◆ **Task objective**: Make an exact copy of the entries, and keep any pictures out of it.

───── Task inputs

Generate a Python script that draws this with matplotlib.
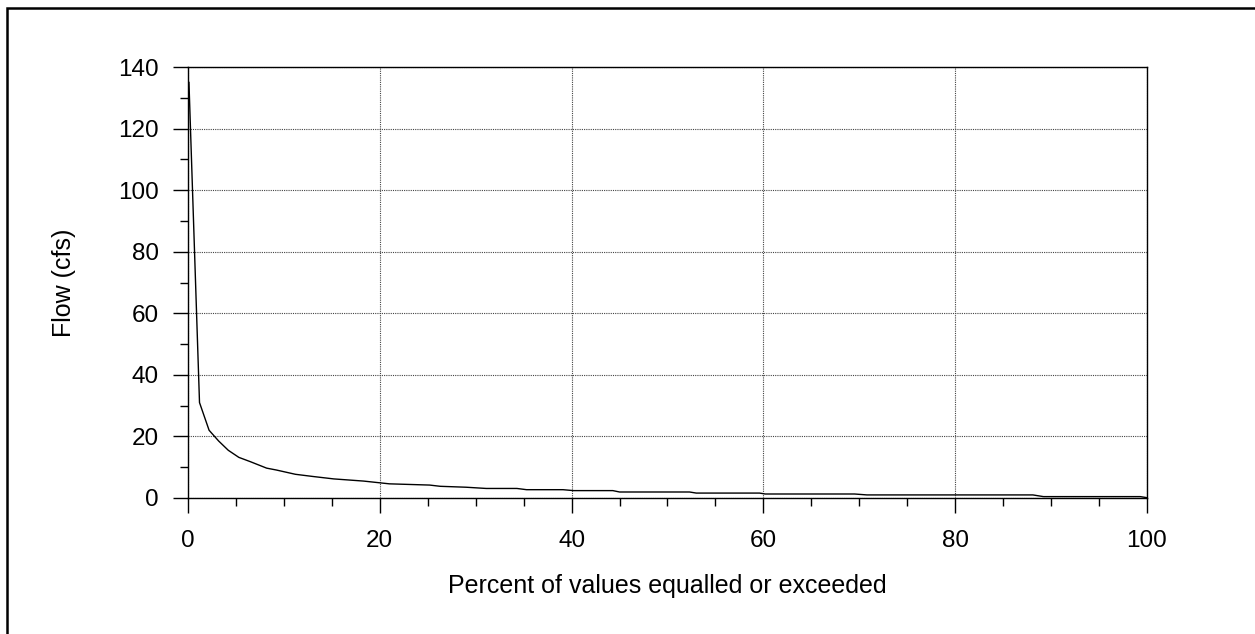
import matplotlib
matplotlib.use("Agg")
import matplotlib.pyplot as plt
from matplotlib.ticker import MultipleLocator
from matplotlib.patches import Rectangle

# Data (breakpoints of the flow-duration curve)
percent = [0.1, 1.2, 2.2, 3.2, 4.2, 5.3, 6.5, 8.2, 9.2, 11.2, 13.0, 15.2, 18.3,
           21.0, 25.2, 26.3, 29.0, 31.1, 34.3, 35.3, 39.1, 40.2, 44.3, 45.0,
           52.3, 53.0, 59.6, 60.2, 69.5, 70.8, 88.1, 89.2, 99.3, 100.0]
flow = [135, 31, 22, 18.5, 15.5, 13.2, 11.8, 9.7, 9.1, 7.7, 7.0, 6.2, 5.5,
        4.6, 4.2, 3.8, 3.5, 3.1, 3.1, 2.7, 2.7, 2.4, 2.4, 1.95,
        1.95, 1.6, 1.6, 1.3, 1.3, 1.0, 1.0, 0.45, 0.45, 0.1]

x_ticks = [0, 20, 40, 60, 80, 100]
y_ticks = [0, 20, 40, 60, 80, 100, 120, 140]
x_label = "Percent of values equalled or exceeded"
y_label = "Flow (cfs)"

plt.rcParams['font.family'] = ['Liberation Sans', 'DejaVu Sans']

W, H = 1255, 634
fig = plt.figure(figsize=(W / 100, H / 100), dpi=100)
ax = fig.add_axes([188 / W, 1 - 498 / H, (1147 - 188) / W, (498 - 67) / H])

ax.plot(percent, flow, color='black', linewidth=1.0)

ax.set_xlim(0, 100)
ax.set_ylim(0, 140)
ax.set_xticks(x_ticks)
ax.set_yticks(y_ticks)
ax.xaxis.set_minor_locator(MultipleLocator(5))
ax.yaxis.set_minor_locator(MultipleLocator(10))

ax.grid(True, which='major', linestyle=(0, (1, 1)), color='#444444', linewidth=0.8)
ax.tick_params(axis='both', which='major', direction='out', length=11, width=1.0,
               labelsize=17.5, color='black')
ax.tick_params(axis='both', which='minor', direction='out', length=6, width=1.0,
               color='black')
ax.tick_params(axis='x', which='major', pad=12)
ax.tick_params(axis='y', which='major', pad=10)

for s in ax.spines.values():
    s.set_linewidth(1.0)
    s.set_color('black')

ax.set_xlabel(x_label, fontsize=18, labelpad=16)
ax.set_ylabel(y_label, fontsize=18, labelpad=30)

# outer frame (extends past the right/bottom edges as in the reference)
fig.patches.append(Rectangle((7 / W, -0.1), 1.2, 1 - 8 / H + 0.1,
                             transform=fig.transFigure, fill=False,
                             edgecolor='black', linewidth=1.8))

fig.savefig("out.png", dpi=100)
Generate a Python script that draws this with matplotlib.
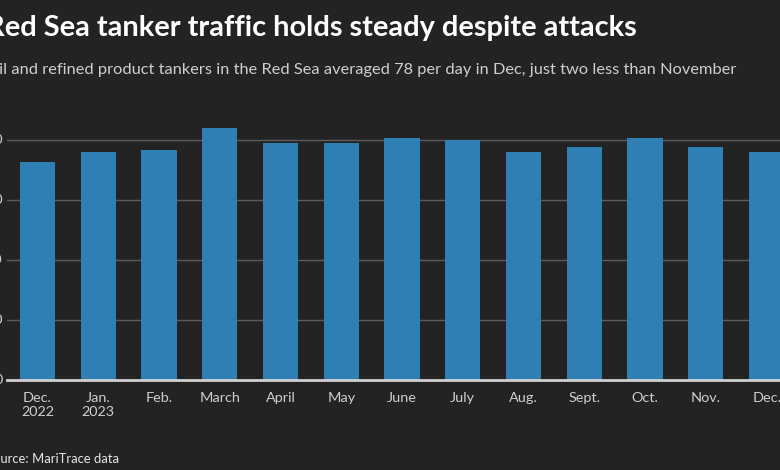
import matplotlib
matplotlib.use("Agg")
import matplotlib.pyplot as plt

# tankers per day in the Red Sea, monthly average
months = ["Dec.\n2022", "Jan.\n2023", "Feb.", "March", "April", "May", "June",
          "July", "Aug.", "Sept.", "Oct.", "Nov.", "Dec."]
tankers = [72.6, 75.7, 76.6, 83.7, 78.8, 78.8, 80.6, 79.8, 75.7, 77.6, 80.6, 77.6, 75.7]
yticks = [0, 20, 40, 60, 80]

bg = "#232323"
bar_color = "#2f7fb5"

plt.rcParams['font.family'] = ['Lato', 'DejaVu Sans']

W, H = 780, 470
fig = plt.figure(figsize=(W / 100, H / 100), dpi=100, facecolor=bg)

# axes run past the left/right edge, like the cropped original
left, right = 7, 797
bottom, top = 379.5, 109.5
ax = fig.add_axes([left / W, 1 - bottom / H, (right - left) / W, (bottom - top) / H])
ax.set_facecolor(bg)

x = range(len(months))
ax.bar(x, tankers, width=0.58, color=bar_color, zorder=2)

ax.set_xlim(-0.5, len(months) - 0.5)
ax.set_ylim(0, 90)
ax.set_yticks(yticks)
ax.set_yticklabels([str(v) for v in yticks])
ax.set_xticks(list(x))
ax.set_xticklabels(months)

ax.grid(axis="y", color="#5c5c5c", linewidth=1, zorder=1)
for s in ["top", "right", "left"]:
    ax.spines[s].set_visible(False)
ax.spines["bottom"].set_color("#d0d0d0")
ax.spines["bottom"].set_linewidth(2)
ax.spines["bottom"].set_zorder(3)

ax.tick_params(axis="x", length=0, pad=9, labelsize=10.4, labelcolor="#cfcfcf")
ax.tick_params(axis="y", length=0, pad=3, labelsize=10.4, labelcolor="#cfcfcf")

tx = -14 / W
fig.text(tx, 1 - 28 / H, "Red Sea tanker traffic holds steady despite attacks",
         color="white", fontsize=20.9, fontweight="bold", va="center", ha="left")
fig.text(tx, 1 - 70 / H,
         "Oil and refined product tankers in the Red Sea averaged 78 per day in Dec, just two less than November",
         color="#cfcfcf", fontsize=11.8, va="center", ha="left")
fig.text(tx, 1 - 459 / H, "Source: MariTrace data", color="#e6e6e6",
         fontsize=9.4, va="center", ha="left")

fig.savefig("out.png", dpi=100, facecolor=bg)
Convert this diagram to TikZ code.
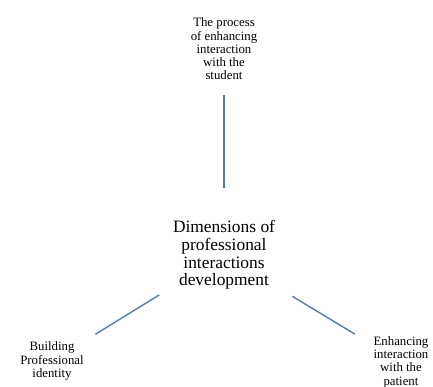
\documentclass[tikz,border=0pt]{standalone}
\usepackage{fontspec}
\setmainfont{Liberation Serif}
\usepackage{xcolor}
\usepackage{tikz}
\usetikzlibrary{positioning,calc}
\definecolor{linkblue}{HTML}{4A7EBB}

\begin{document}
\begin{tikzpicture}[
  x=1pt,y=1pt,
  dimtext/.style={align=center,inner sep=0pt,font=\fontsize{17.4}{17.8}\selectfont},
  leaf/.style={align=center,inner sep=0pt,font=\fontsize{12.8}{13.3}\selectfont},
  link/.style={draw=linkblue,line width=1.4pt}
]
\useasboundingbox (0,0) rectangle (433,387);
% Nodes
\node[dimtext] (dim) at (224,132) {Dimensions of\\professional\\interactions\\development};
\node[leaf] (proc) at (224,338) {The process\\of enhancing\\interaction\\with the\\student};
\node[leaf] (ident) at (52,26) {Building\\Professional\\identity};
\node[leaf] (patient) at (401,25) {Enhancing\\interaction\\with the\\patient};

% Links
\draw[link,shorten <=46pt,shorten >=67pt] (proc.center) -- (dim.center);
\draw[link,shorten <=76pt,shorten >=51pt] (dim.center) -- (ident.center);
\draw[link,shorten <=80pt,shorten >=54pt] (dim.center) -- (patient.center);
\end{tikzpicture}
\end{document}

──────────

◆ **Task response**:
Generate a Python script that draws this with matplotlib.
import matplotlib
matplotlib.use("Agg")
import matplotlib.pyplot as plt
from matplotlib.ticker import MultipleLocator
from matplotlib.patches import Rectangle

# Data (breakpoints of the flow-duration curve)
percent = [0.1, 1.2, 2.2, 3.2, 4.2, 5.3, 6.5, 8.2, 9.2, 11.2, 13.0, 15.2, 18.3,
           21.0, 25.2, 26.3, 29.0, 31.1, 34.3, 35.3, 39.1, 40.2, 44.3, 45.0,
           52.3, 53.0, 59.6, 60.2, 69.5, 70.8, 88.1, 89.2, 99.3, 100.0]
flow = [135, 31, 22, 18.5, 15.5, 13.2, 11.8, 9.7, 9.1, 7.7, 7.0, 6.2, 5.5,
        4.6, 4.2, 3.8, 3.5, 3.1, 3.1, 2.7, 2.7, 2.4, 2.4, 1.95,
        1.95, 1.6, 1.6, 1.3, 1.3, 1.0, 1.0, 0.45, 0.45, 0.1]

x_ticks = [0, 20, 40, 60, 80, 100]
y_ticks = [0, 20, 40, 60, 80, 100, 120, 140]
x_label = "Percent of values equalled or exceeded"
y_label = "Flow (cfs)"

plt.rcParams['font.family'] = ['Liberation Sans', 'DejaVu Sans']

W, H = 1255, 634
fig = plt.figure(figsize=(W / 100, H / 100), dpi=100)
ax = fig.add_axes([188 / W, 1 - 498 / H, (1147 - 188) / W, (498 - 67) / H])

ax.plot(percent, flow, color='black', linewidth=1.0)

ax.set_xlim(0, 100)
ax.set_ylim(0, 140)
ax.set_xticks(x_ticks)
ax.set_yticks(y_ticks)
ax.xaxis.set_minor_locator(MultipleLocator(5))
ax.yaxis.set_minor_locator(MultipleLocator(10))

ax.grid(True, which='major', linestyle=(0, (1, 1)), color='#444444', linewidth=0.8)
ax.tick_params(axis='both', which='major', direction='out', length=11, width=1.0,
               labelsize=17.5, color='black')
ax.tick_params(axis='both', which='minor', direction='out', length=6, width=1.0,
               color='black')
ax.tick_params(axis='x', which='major', pad=12)
ax.tick_params(axis='y', which='major', pad=10)

for s in ax.spines.values():
    s.set_linewidth(1.0)
    s.set_color('black')

ax.set_xlabel(x_label, fontsize=18, labelpad=16)
ax.set_ylabel(y_label, fontsize=18, labelpad=30)

# outer frame (extends past the right/bottom edges as in the reference)
fig.patches.append(Rectangle((7 / W, -0.1), 1.2, 1 - 8 / H + 0.1,
                             transform=fig.transFigure, fill=False,
                             edgecolor='black', linewidth=1.8))

fig.savefig("out.png", dpi=100)
Generate a Python script that draws this with matplotlib.
import matplotlib
matplotlib.use("Agg")
import matplotlib.pyplot as plt

# tankers per day in the Red Sea, monthly average
months = ["Dec.\n2022", "Jan.\n2023", "Feb.", "March", "April", "May", "June",
          "July", "Aug.", "Sept.", "Oct.", "Nov.", "Dec."]
tankers = [72.6, 75.7, 76.6, 83.7, 78.8, 78.8, 80.6, 79.8, 75.7, 77.6, 80.6, 77.6, 75.7]
yticks = [0, 20, 40, 60, 80]

bg = "#232323"
bar_color = "#2f7fb5"

plt.rcParams['font.family'] = ['Lato', 'DejaVu Sans']

W, H = 780, 470
fig = plt.figure(figsize=(W / 100, H / 100), dpi=100, facecolor=bg)

# axes run past the left/right edge, like the cropped original
left, right = 7, 797
bottom, top = 379.5, 109.5
ax = fig.add_axes([left / W, 1 - bottom / H, (right - left) / W, (bottom - top) / H])
ax.set_facecolor(bg)

x = range(len(months))
ax.bar(x, tankers, width=0.58, color=bar_color, zorder=2)

ax.set_xlim(-0.5, len(months) - 0.5)
ax.set_ylim(0, 90)
ax.set_yticks(yticks)
ax.set_yticklabels([str(v) for v in yticks])
ax.set_xticks(list(x))
ax.set_xticklabels(months)

ax.grid(axis="y", color="#5c5c5c", linewidth=1, zorder=1)
for s in ["top", "right", "left"]:
    ax.spines[s].set_visible(False)
ax.spines["bottom"].set_color("#d0d0d0")
ax.spines["bottom"].set_linewidth(2)
ax.spines["bottom"].set_zorder(3)

ax.tick_params(axis="x", length=0, pad=9, labelsize=10.4, labelcolor="#cfcfcf")
ax.tick_params(axis="y", length=0, pad=3, labelsize=10.4, labelcolor="#cfcfcf")

tx = -14 / W
fig.text(tx, 1 - 28 / H, "Red Sea tanker traffic holds steady despite attacks",
         color="white", fontsize=20.9, fontweight="bold", va="center", ha="left")
fig.text(tx, 1 - 70 / H,
         "Oil and refined product tankers in the Red Sea averaged 78 per day in Dec, just two less than November",
         color="#cfcfcf", fontsize=11.8, va="center", ha="left")
fig.text(tx, 1 - 459 / H, "Source: MariTrace data", color="#e6e6e6",
         fontsize=9.4, va="center", ha="left")

fig.savefig("out.png", dpi=100, facecolor=bg)
Convert this diagram to TikZ code.
\documentclass[tikz,border=0pt]{standalone}
\usepackage{fontspec}
\setmainfont{Liberation Serif}
\usepackage{xcolor}
\usepackage{tikz}
\usetikzlibrary{positioning,calc}
\definecolor{linkblue}{HTML}{4A7EBB}

\begin{document}
\begin{tikzpicture}[
  x=1pt,y=1pt,
  dimtext/.style={align=center,inner sep=0pt,font=\fontsize{17.4}{17.8}\selectfont},
  leaf/.style={align=center,inner sep=0pt,font=\fontsize{12.8}{13.3}\selectfont},
  link/.style={draw=linkblue,line width=1.4pt}
]
\useasboundingbox (0,0) rectangle (433,387);
% Nodes
\node[dimtext] (dim) at (224,132) {Dimensions of\\professional\\interactions\\development};
\node[leaf] (proc) at (224,338) {The process\\of enhancing\\interaction\\with the\\student};
\node[leaf] (ident) at (52,26) {Building\\Professional\\identity};
\node[leaf] (patient) at (401,25) {Enhancing\\interaction\\with the\\patient};

% Links
\draw[link,shorten <=46pt,shorten >=67pt] (proc.center) -- (dim.center);
\draw[link,shorten <=76pt,shorten >=51pt] (dim.center) -- (ident.center);
\draw[link,shorten <=80pt,shorten >=54pt] (dim.center) -- (patient.center);
\end{tikzpicture}
\end{document}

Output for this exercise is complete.